Automation is a feature that isn’t going away anytime soon and Google continues to offer additional features. Portfolio bidding has been around for a while, but it’s something I’ve just recently started experimenting with after having a lot of success with automation at the campaign level. In this post, I’ll break down portfolio bidding and 5 scenarios when I tested it.
What Is Portfolio Bidding?
Portfolio bidding allows you to group campaigns together under one bidding strategy. This gives you the opportunity to feed more data into Google’s AI and ultimately drive better performance.

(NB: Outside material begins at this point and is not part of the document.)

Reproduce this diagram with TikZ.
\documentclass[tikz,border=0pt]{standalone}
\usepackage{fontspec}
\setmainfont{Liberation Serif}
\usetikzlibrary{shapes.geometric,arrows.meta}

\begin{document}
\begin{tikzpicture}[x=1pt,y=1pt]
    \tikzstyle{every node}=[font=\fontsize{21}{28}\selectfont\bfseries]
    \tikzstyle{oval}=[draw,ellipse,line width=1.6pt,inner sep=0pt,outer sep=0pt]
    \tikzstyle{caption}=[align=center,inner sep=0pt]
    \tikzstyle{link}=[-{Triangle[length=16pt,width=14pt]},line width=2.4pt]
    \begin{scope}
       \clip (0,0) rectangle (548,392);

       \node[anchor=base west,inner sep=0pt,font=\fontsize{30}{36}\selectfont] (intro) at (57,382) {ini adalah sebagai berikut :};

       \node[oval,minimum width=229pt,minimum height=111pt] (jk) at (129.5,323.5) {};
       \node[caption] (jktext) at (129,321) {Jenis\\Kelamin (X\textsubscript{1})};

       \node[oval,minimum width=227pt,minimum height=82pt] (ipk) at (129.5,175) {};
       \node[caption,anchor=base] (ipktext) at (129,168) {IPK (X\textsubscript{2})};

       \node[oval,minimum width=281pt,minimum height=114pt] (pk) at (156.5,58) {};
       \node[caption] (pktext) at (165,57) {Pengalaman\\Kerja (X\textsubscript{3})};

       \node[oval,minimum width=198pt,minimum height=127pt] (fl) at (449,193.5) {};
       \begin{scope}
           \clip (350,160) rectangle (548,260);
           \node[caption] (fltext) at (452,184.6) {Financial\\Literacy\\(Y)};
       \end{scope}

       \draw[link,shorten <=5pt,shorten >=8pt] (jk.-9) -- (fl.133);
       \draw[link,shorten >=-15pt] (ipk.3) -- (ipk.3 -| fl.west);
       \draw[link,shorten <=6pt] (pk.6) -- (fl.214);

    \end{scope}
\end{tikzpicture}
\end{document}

There are some other smaller benefits too. You can save time by managing multiple campaigns at once and set maximum bid limits on Target CPA and Target ROAS campaigns. If you’re seeing success with those strategies but are plagued by high CPCs, this could be an option to help mitigate those risks.

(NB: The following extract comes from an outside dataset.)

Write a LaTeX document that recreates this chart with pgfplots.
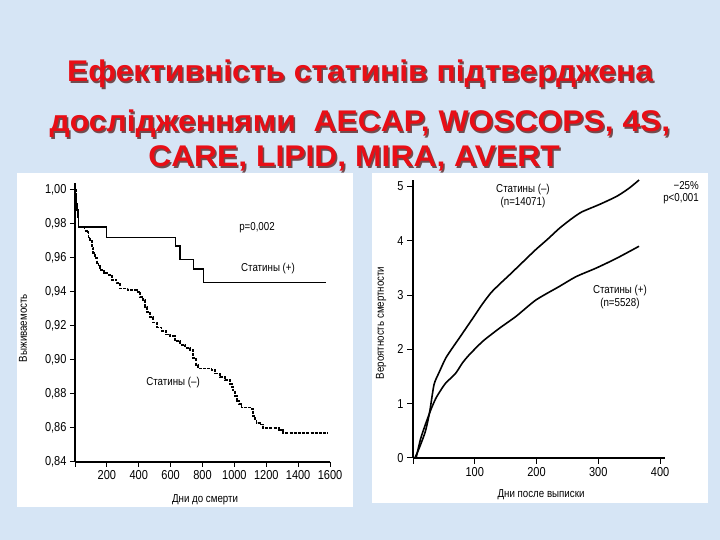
\documentclass[border=0pt]{standalone}
\usepackage{fontspec}
\setmainfont{Liberation Sans}
\newfontfamily\cond[FakeStretch=0.85]{Liberation Sans}
\newfontfamily\titlefont[FakeStretch=1.065]{Liberation Sans Bold}
\usepackage{pgfplots}
\pgfplotsset{compat=1.18}
\definecolor{bgblue}{RGB}{214,229,245}
\definecolor{titlered}{RGB}{232,14,22}
\definecolor{shadowc}{RGB}{95,50,50}

\newcommand{\titleline}[3]{%
  \node[anchor=base, inner sep=0pt, text=shadowc, opacity=0.85, font=\titlefont\fontsize{30}{30}\selectfont] at (#1bp+1.5bp,#2bp-1.5bp) {#3};
  \node[anchor=base, inner sep=0pt, text=titlered, font=\titlefont\fontsize{30}{30}\selectfont] at (#1bp,#2bp) {#3};}

\tikzset{note/.style={font=\cond\fontsize{11.5}{11.5}\selectfont, inner sep=1bp}}

\pgfplotsset{
  panel/.style={
    scale only axis,
    axis x line=bottom, axis y line=left,
    axis line style={-, line width=1.1bp},
    tick align=outside, major tick length=5bp,
    tick style={black, line width=1bp},
    minor tick num=0,
    /pgf/number format/assume math mode=true,
    ticklabel style={font=\cond\fontsize{13}{13}\selectfont},
    label style={font=\cond\fontsize{11.5}{11.5}\selectfont},
    clip=false,
  },
}

\begin{document}
\begin{tikzpicture}[x=1bp,y=1bp]
\useasboundingbox (0,0) rectangle (720,540);
\fill[bgblue] (0,0) rectangle (720,540);
% white panels
\fill[white] (17,33) rectangle (353,367);
\fill[white] (372,37) rectangle (708,367);

\titleline{360}{458}{Ефективність статинів підтверджена}
\titleline{360}{408}{дослідженнями\ \ AECAP, WOSCOPS, 4S,}
\titleline{354}{373}{CARE, LIPID, MIRA, AVERT}

% left: survival
\begin{axis}[panel,
  at={(75bp,78bp)}, anchor=south west,
  width=255bp, height=279bp,
  xmin=0, xmax=1600, ymin=0.84, ymax=1.004,
  xtick={0,200,400,600,800,1000,1200,1400,1600},
  xticklabels={,200,400,600,800,1000,1200,1400,1600},
  ytick={0.84,0.86,0.88,0.90,0.92,0.94,0.96,0.98,1.00},
  yticklabels={{0,84},{0,86},{0,88},{0,90},{0,92},{0,94},{0,96},{0,98},{1,00}},
  xlabel={Дни до смерти}, ylabel={Выживаемость},
  xlabel style={at={(axis description cs:0.51,-0.136)}, anchor=center},
  ylabel style={at={(axis description cs:-0.204,0.48)}, anchor=center},
]
% statins (+)
\addplot[const plot, black, line width=1.5bp] table {
x y
0 1.000
4 0.996
8 0.992
12 0.988
18 0.984
22 0.978
199 0.972
631 0.967
658 0.959
742 0.9535
805 0.9455
1578 0.9455
};
% statins (-)
\addplot[const plot, black, line width=1.8bp, dash pattern=on 3bp off 1.2bp] table {
x y
0 1.000
4 0.996
8 0.992
12 0.988
18 0.984
22 0.978
60 0.976
73 0.975
85 0.972
94 0.970
105 0.966
115 0.963
125 0.960
136 0.957
147 0.955
157 0.953
180 0.951
199 0.950
230 0.947
261 0.945
282 0.942
330 0.941
387 0.940
410 0.937
429 0.935
440 0.931
450 0.928
470 0.925
491 0.922
515 0.919
543 0.917
570 0.915
596 0.914
625 0.911
658 0.909
690 0.907
721 0.906
740 0.901
760 0.897
773 0.895
857 0.894
880 0.892
909 0.890
940 0.888
972 0.886
985 0.884
993 0.882
1005 0.879
1014 0.876
1030 0.874
1045 0.872
1108 0.871
1118 0.867
1130 0.865
1139 0.863
1160 0.862
1181 0.860
1280 0.859
1306 0.857
1590 0.857
};
\node[note] at (axis cs:1142,0.978) {p=0,002};
\node[note] at (axis cs:1211,0.954) {Статины (+)};
\node[note] at (axis cs:615,0.887) {Статины (–)};
\end{axis}

% right: mortality
\begin{axis}[panel,
  at={(413bp,82bp)}, anchor=south west,
  width=252bp, height=278bp,
  xmin=0, xmax=408, ymin=0, ymax=5.12,
  xtick={0,100,200,300,400},
  xticklabels={,100,200,300,400},
  ytick={0,1,2,3,4,5},
  major tick length=6bp,
  xlabel={Дни после выписки}, ylabel={Вероятность смертности},
  xlabel style={at={(axis description cs:0.508,-0.133)}, anchor=center},
  ylabel style={at={(axis description cs:-0.127,0.486)}, anchor=center},
]
% statins (-)
\addplot[smooth, tension=0.4, black, line width=1.6bp] table {
x y
3 0
10 0.18
20 0.49
27 0.85
34 1.35
42 1.57
53 1.84
64 2.03
75 2.21
87 2.41
99 2.61
112 2.83
126 3.04
140 3.20
156 3.37
177 3.60
198 3.83
218 4.03
237 4.23
256 4.40
273 4.53
302 4.67
330 4.82
350 4.97
366 5.12
};
% statins (+)
\addplot[smooth, tension=0.4, black, line width=1.6bp] table {
x y
5 0
12 0.34
18 0.55
23 0.71
30 0.92
37 1.10
45 1.25
53 1.38
69 1.56
80 1.75
91 1.90
113 2.15
140 2.39
167 2.61
199 2.91
237 3.16
264 3.34
297 3.50
330 3.68
366 3.90
};
\node[note] at (axis cs:178,4.95) {Статины (–)};
\node[note] at (axis cs:178,4.71) {(n=14071)};
\node[note] at (axis cs:335,3.08) {Статины (+)};
\node[note] at (axis cs:335,2.84) {(n=5528)};
\node[note, anchor=east, inner sep=0pt] at (axis cs:463,5.01) {−25\%};
\node[note, anchor=east, inner sep=0pt] at (axis cs:463,4.78) {p<0,001};
\end{axis}
\end{tikzpicture}
\end{document}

How to Create a Portfolio Bidding Strategy
These are all saved in the shared library under the bid strategies tab. Here you’ll have the opportunity to create new strategies and check on performance. You can find details under each strategy along with useful tips that should yield better results.
If you’ve set up an automated bidding strategy in the past, you should be well familiar with the process and what strategies work best for you. Keep in mind, picking the right strategy is still important (maybe more important). The larger amount of data isn’t going to offset the wrong choice.

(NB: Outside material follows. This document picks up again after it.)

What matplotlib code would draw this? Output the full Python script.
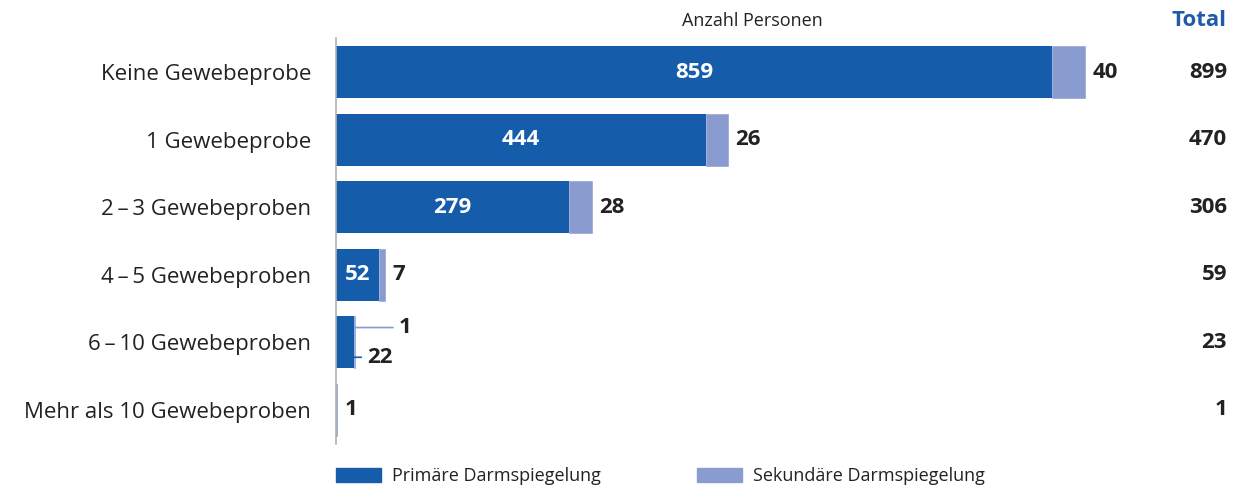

When To Test Google Ads Portfolio Bidding
Based on my experience, I recommend using the underlying intent of each campaign to guide which campaigns get grouped together for portfolio bidding. Oftentimes, campaigns are over-segmented based on other account goals: controlling budget, match types, devices, audiences, etc. Portfolio bidding allows us to unify those campaigns while keeping some of that segmentation in place.
Here are a few Google Ads account scenarios when I’ve tested portfolio bidding.
Campaigns Segmented by Location
This was one of the first scenarios in which I tested portfolio bidding. For one brand, campaigns were segmented by location between the brand’s home state and other high-value areas. This allowed the brand to allocate more budget to its closest audience but also slightly tweak ads to people living further away.
The underlying objective & theme of the campaigns were the same which prompted the test.
Campaigns Segmented by Audience
We expect remarketing audiences to perform better and we can use that to our advantage in a unified strategy. If you have the budget, you can use a Target CPA or Target ROAS strategy to offset more expensive conversions at the top of the funnel from the remarketing audience.
Campaigns Segmented by Match Type
While I’ve been moving away from breaking campaigns out by match type, it still makes sense in some instances or if restructuring hasn’t been a priority. Utilizing portfolio bidding will allow you to combine those campaigns from a bidding standpoint.
Campaigns Segmented by Theme
I’m currently testing portfolio bidding on an account that has insurance-related keywords segmented at the campaign level. These campaigns are smaller in volume and by combining them for bidding, we are likely to see greater success as we feed more data into the algorithm.
Campaigns with Shared Budgets
By creating a shared budget between a portfolio of campaigns, you should be able to let Google allocate spend based entirely on performance. I’ve begun testing this with mixed results but it could be an option, especially for campaigns that are limited by budget. Let demand decide where you spend money rather than what you’ve set as the daily budget limit.